■ What the exercise asks:
Retype the whole listing verbatim and keep the pictures out of it.

■ Data section:
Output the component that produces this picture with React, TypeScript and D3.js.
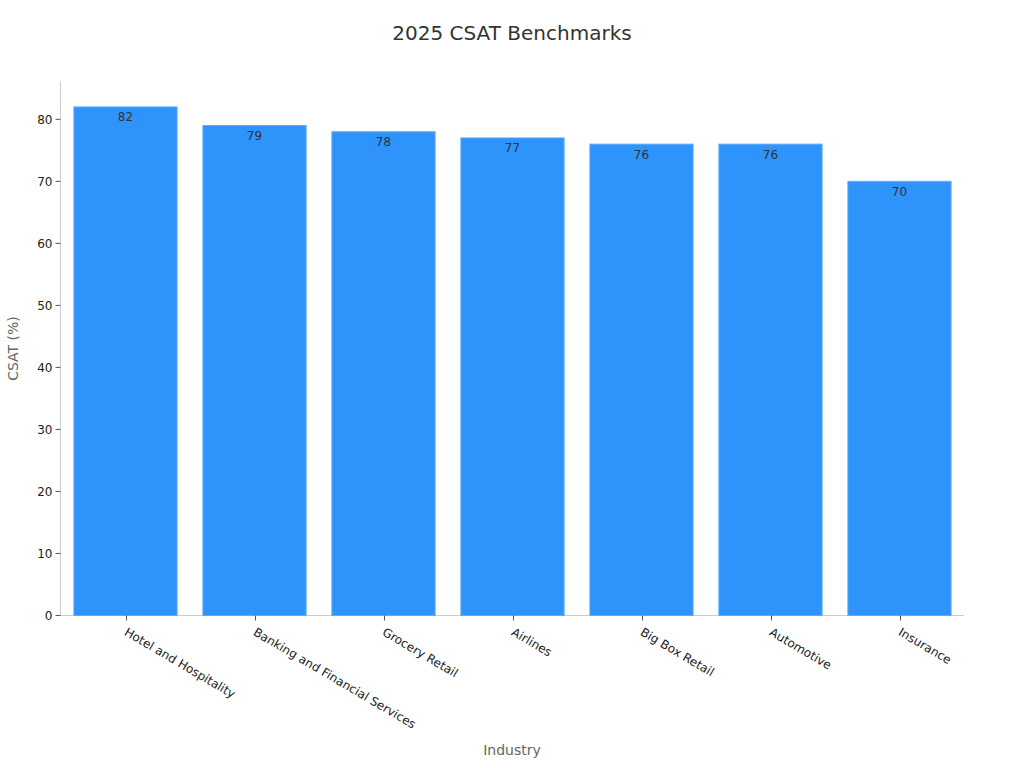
import React from "react";
import * as d3 from "d3";

const categories = [
  "Hotel and Hospitality",
  "Banking and Financial Services",
  "Grocery Retail",
  "Airlines",
  "Big Box Retail",
  "Automotive",
  "Insurance",
];
const values = [82, 79, 78, 77, 76, 76, 70];
const yTicks = [0, 10, 20, 30, 40, 50, 60, 70, 80];

const W = 1024;
const H = 768;
const M = { left: 60.5, right: 60, top: 81.5, bottom: 152.5 };
const FONT = "DejaVu Sans, sans-serif";

export default function App() {
  const x = d3
    .scaleBand<string>()
    .domain(categories)
    .range([M.left + 0.5, W - M.right])
    .paddingInner(0.2)
    .paddingOuter(0.1);
  const y = d3
    .scaleLinear()
    .domain([0, d3.max(values)! * 1.05])
    .range([H - M.bottom, M.top]);
  const base = y(0);

  return (
    <svg
      width={W}
      height={H}
      style={{ position: "absolute", left: 0, top: 0, background: "#fff" }}
      fontFamily={FONT}
    >
      <text x={512} y={40} textAnchor="middle" fontSize={20} fill="#333">
        2025 CSAT Benchmarks
      </text>
      {/* axes lines */}
      <line x1={M.left} x2={M.left} y1={M.top} y2={base} stroke="#ccc" strokeWidth={1} />
      <line x1={M.left} x2={W - M.right} y1={base} y2={base} stroke="#ccc" strokeWidth={1} />
      {/* bars */}
      {categories.map((c, i) => (
        <g key={c}>
          <rect
            x={x(c)!}
            y={y(values[i])}
            width={x.bandwidth()}
            height={base - y(values[i])}
            fill="#2e93fa"
            stroke="#5aacfb"
            strokeWidth={1}
          />
          <text
            x={x(c)! + x.bandwidth() / 2}
            y={y(values[i]) + 14.5}
            textAnchor="middle"
            fontSize={12}
            fill="#333"
          >
            {values[i]}
          </text>
        </g>
      ))}
      {/* y ticks */}
      {yTicks.map((t) => (
        <g key={t}>
          <line x1={M.left - 5} x2={M.left} y1={y(t)} y2={y(t)} stroke="#555" />
          <text
            x={M.left - 8}
            y={y(t)}
            dy="0.35em"
            textAnchor="end"
            fontSize={12}
            fill="#222"
          >
            {t}
          </text>
        </g>
      ))}
      {/* x ticks */}
      {categories.map((c) => {
        const cx = Math.round(x(c)! + x.bandwidth() / 2) + 0.5;
        return (
          <g key={c}>
            <line x1={cx} x2={cx} y1={base} y2={base + 5} stroke="#555" />
            <text
              transform={`translate(${cx - 3},${base + 19}) rotate(30.5)`}
              textAnchor="start"
              fontSize={12}
              fill="#222"
            >
              {c}
            </text>
          </g>
        );
      })}
      <text x={512} y={755} textAnchor="middle" fontSize={14} fill="#666">
        Industry
      </text>
      <text
        transform={`translate(18,${(M.top + base) / 2}) rotate(-90)`}
        textAnchor="middle"
        fontSize={14}
        fill="#666"
      >
        CSAT (%)
      </text>
    </svg>
  );
}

■ Reply:
Output the component that produces this picture with React, TypeScript and D3.js.
import React from "react";
import * as d3 from "d3";

const categories = [
  "Hotel and Hospitality",
  "Banking and Financial Services",
  "Grocery Retail",
  "Airlines",
  "Big Box Retail",
  "Automotive",
  "Insurance",
];
const values = [82, 79, 78, 77, 76, 76, 70];
const yTicks = [0, 10, 20, 30, 40, 50, 60, 70, 80];

const W = 1024;
const H = 768;
const M = { left: 60.5, right: 60, top: 81.5, bottom: 152.5 };
const FONT = "DejaVu Sans, sans-serif";

export default function App() {
  const x = d3
    .scaleBand<string>()
    .domain(categories)
    .range([M.left + 0.5, W - M.right])
    .paddingInner(0.2)
    .paddingOuter(0.1);
  const y = d3
    .scaleLinear()
    .domain([0, d3.max(values)! * 1.05])
    .range([H - M.bottom, M.top]);
  const base = y(0);

  return (
    <svg
      width={W}
      height={H}
      style={{ position: "absolute", left: 0, top: 0, background: "#fff" }}
      fontFamily={FONT}
    >
      <text x={512} y={40} textAnchor="middle" fontSize={20} fill="#333">
        2025 CSAT Benchmarks
      </text>
      {/* axes lines */}
      <line x1={M.left} x2={M.left} y1={M.top} y2={base} stroke="#ccc" strokeWidth={1} />
      <line x1={M.left} x2={W - M.right} y1={base} y2={base} stroke="#ccc" strokeWidth={1} />
      {/* bars */}
      {categories.map((c, i) => (
        <g key={c}>
          <rect
            x={x(c)!}
            y={y(values[i])}
            width={x.bandwidth()}
            height={base - y(values[i])}
            fill="#2e93fa"
            stroke="#5aacfb"
            strokeWidth={1}
          />
          <text
            x={x(c)! + x.bandwidth() / 2}
            y={y(values[i]) + 14.5}
            textAnchor="middle"
            fontSize={12}
            fill="#333"
          >
            {values[i]}
          </text>
        </g>
      ))}
      {/* y ticks */}
      {yTicks.map((t) => (
        <g key={t}>
          <line x1={M.left - 5} x2={M.left} y1={y(t)} y2={y(t)} stroke="#555" />
          <text
            x={M.left - 8}
            y={y(t)}
            dy="0.35em"
            textAnchor="end"
            fontSize={12}
            fill="#222"
          >
            {t}
          </text>
        </g>
      ))}
      {/* x ticks */}
      {categories.map((c) => {
        const cx = Math.round(x(c)! + x.bandwidth() / 2) + 0.5;
        return (
          <g key={c}>
            <line x1={cx} x2={cx} y1={base} y2={base + 5} stroke="#555" />
            <text
              transform={`translate(${cx - 3},${base + 19}) rotate(30.5)`}
              textAnchor="start"
              fontSize={12}
              fill="#222"
            >
              {c}
            </text>
          </g>
        );
      })}
      <text x={512} y={755} textAnchor="middle" fontSize={14} fill="#666">
        Industry
      </text>
      <text
        transform={`translate(18,${(M.top + base) / 2}) rotate(-90)`}
        textAnchor="middle"
        fontSize={14}
        fill="#666"
      >
        CSAT (%)
      </text>
    </svg>
  );
}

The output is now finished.